Bitcoin has been hitting all-time highs again, and I guess it’s time for my bitcoin origin story.
Back in the early 2010s, I was a prolific proxy test-taker. My life was a blur of airports, exam centers, and hotel rooms all around the world, where I took the TOEFL, GRE, SAT, ACT, and GMAT exams on behalf of clients.
On any given day, I could be in Thailand taking the GRE in the morning, and by evening, sitting for the GMAT in Sri Lanka. Seven days a week, three exams a day—I lived and breathed the grind.😣
This intense schedule demanded nothing short of peak mental focus. Getting jet-lagged was never an excuse for bad testing performance. If I wasn’t focused during TOEFL listening sections, I’d miss critical details. On the ACT, speed-reading was essential to extract information quickly during the reading section. To push my limits, I turned to “smart drugs,” specifically modafinil.💊
Buying modafinil introduced me to Bitcoin. My Chinese credit cards wouldn’t go through on the website I found, and it suggested using Bitcoin for “easier processing.” Skeptical but curious, I created a blockchain.info wallet, jumped through hoops, and managed to buy Bitcoin. Ironically, in China at the time, it was easier to buy Bitcoin than to find a credit card that worked for dubious online purchases.

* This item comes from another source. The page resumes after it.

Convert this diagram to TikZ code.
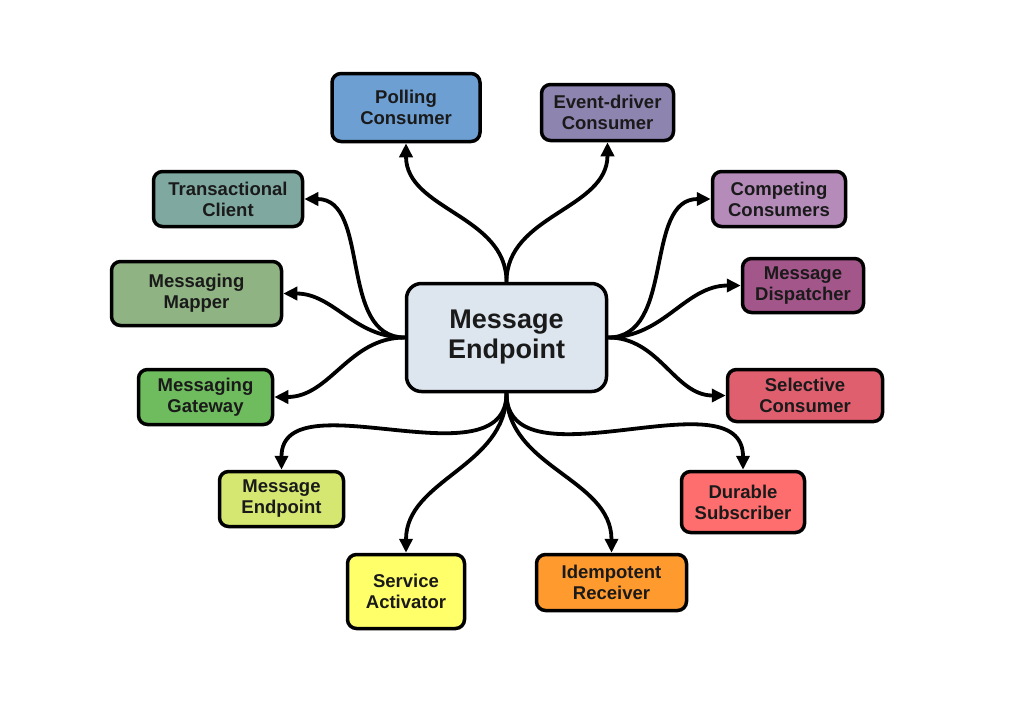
\documentclass[tikz,border=0pt]{standalone}
\usepackage{fontspec}
\setmainfont{Liberation Sans}
\usetikzlibrary{arrows.meta}
\definecolor{cCenter}{HTML}{DDE5EF}
\definecolor{cPoll}{HTML}{6D9FD3}
\definecolor{cEvent}{HTML}{8E84B0}
\definecolor{cTrans}{HTML}{7FA9A0}
\definecolor{cComp}{HTML}{B48BB9}
\definecolor{cMapper}{HTML}{8FB382}
\definecolor{cDisp}{HTML}{A3568A}
\definecolor{cGate}{HTML}{6FBC5F}
\definecolor{cSel}{HTML}{DF5F6F}
\definecolor{cSmall}{HTML}{D5E770}
\definecolor{cDur}{HTML}{FF6E6E}
\definecolor{cServ}{HTML}{FFFF6A}
\definecolor{cIdem}{HTML}{FF9A2E}
\definecolor{cText}{HTML}{1A1A1A}
\tikzset{
  box/.style={draw=black, line width=3.5pt, rounded corners=9pt, align=center,
    inner sep=0pt, text=cText, font=\fontsize{18.5}{21}\selectfont\bfseries},
  bigbox/.style={box, rounded corners=15pt, font=\fontsize{27}{30}\selectfont\bfseries},
  link/.style={line width=3.8pt, -{Triangle[length=14pt,width=13pt]}}
}
\begin{document}
\begin{tikzpicture}[x=1pt,y=-1pt]
\useasboundingbox (0,0) rectangle (1024,724);
\node[bigbox, fill=cCenter, minimum width=200pt, minimum height=108pt] (c) at (506.5,337.5) {Message\\Endpoint};
\node[box, fill=cPoll, minimum width=148pt, minimum height=68pt] (poll) at (406,107.5) {Polling\\Consumer};
\node[box, fill=cEvent, minimum width=132pt, minimum height=56pt] (event) at (607.5,112.5) {Event-driver\\Consumer};
\node[box, fill=cTrans, minimum width=149pt, minimum height=55pt] (trans) at (228,199) {Transactional\\Client};
\node[box, fill=cMapper, minimum width=170pt, minimum height=64pt] (mapper) at (196.5,293.5) {Messaging\\Mapper};
\node[box, fill=cGate, minimum width=134pt, minimum height=55pt] (gate) at (205.5,397) {Messaging\\Gateway};
\node[box, fill=cComp, minimum width=133pt, minimum height=55pt] (comp) at (779,199) {Competing\\Consumers};
\node[box, fill=cDisp, minimum width=121pt, minimum height=54pt] (disp) at (803,285.5) {Message\\Dispatcher};
\node[box, fill=cSel, minimum width=155pt, minimum height=52pt] (sel) at (805,395.5) {Selective\\Consumer};
\node[box, fill=cSmall, minimum width=124pt, minimum height=55pt] (small) at (281.5,499) {Message\\Endpoint};
\node[box, fill=cServ, minimum width=117pt, minimum height=74pt] (serv) at (406,591.5) {Service\\Activator};
\node[box, fill=cIdem, minimum width=150pt, minimum height=56pt] (idem) at (611.5,582.5) {Idempotent\\Receiver};
\node[box, fill=cDur, minimum width=123pt, minimum height=61pt] (dur) at (743,502) {Durable\\Subscriber};
% top
\draw[link] (c.north) to[out=90,in=-90] (poll.south);
\draw[link] (c.north) to[out=90,in=-90] (event.south);
% left
\draw[link] (c.west) to[out=180,in=0] (trans.east);
\draw[link] (c.west) to[out=180,in=0] (mapper.east);
\draw[link] (c.west) to[out=180,in=0] (gate.east);
% right
\draw[link] (c.east) to[out=0,in=180] (comp.west);
\draw[link] (c.east) to[out=0,in=180] (disp.west);
\draw[link] (c.east) to[out=0,in=180] (sel.west);
% bottom
\draw[link] (c.south) to[out=-90,in=90] (small.north);
\draw[link] (c.south) to[out=-90,in=90] (serv.north);
\draw[link] (c.south) to[out=-90,in=90] (idem.north);
\draw[link] (c.south) to[out=-90,in=90] (dur.north);
\end{tikzpicture}
\end{document}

With $200 worth of Bitcoin(6 btc worth $500k+ today😱) in hand, I bought my first smart drugs.
The irony isn’t lost on me: over the years I’ve bought and spent one of the most jaw-dropping investments of our lifetime on smart drugs, just to raise my clients’ scores by a few points.
Taking modafinil regularly also gave me headaches. So I sacrificed both my financial potential and health to secure bright futures for y’all.💁🏻♀️
Without Crypto, a Peripheral Service Serving an International Clientele Couldn’t Survive for Long
I feel incredibly fortunate to live in an era where crypto exists. Along with Bitcoin’s rise, its utility is also very clear: transferring value without needing permission of middlemen. Without it, an international exam cheating service like ours that’s forever doomed to be in the shadows would be impossible to sustain—unless you’re a true money-laundering crime boss.
Looking back, it's crazy to see that in 2018 we charged a Korean customer 1.2 Bitcoins for their GRE score:
To me, Bitcoin is more than just a permissionless form of money; it’s a symbol of leveling the playing field, a middle finger to entrenched privilege. It gave an ordinary person like me a fighting chance - this is also exactly what we at Examinator are offering.
In fact, Bitcoin’s libertarian vibes resonated with me so deeply that, for a time, I made this Daisy persona wear Bitcoin like a badge of honor (see fan art by a past customer: https://examinator.blog/scores/396).
Then came the crypto bear market. It was brutal. Crypto became synonymous with scams, and people started throwing accusations: “You’re just another Bitcoin scam.” even if we were only using the transaction aspect of crypto and has never been some get-rich-quick crypto project.
With Bitcoin’s rise again, let’s not forget: those who gave it a shot when most people were too afraid or too lazy to try became very wealthy.
Taking counterintuitive actions early is how you rewrite the rules in your favor.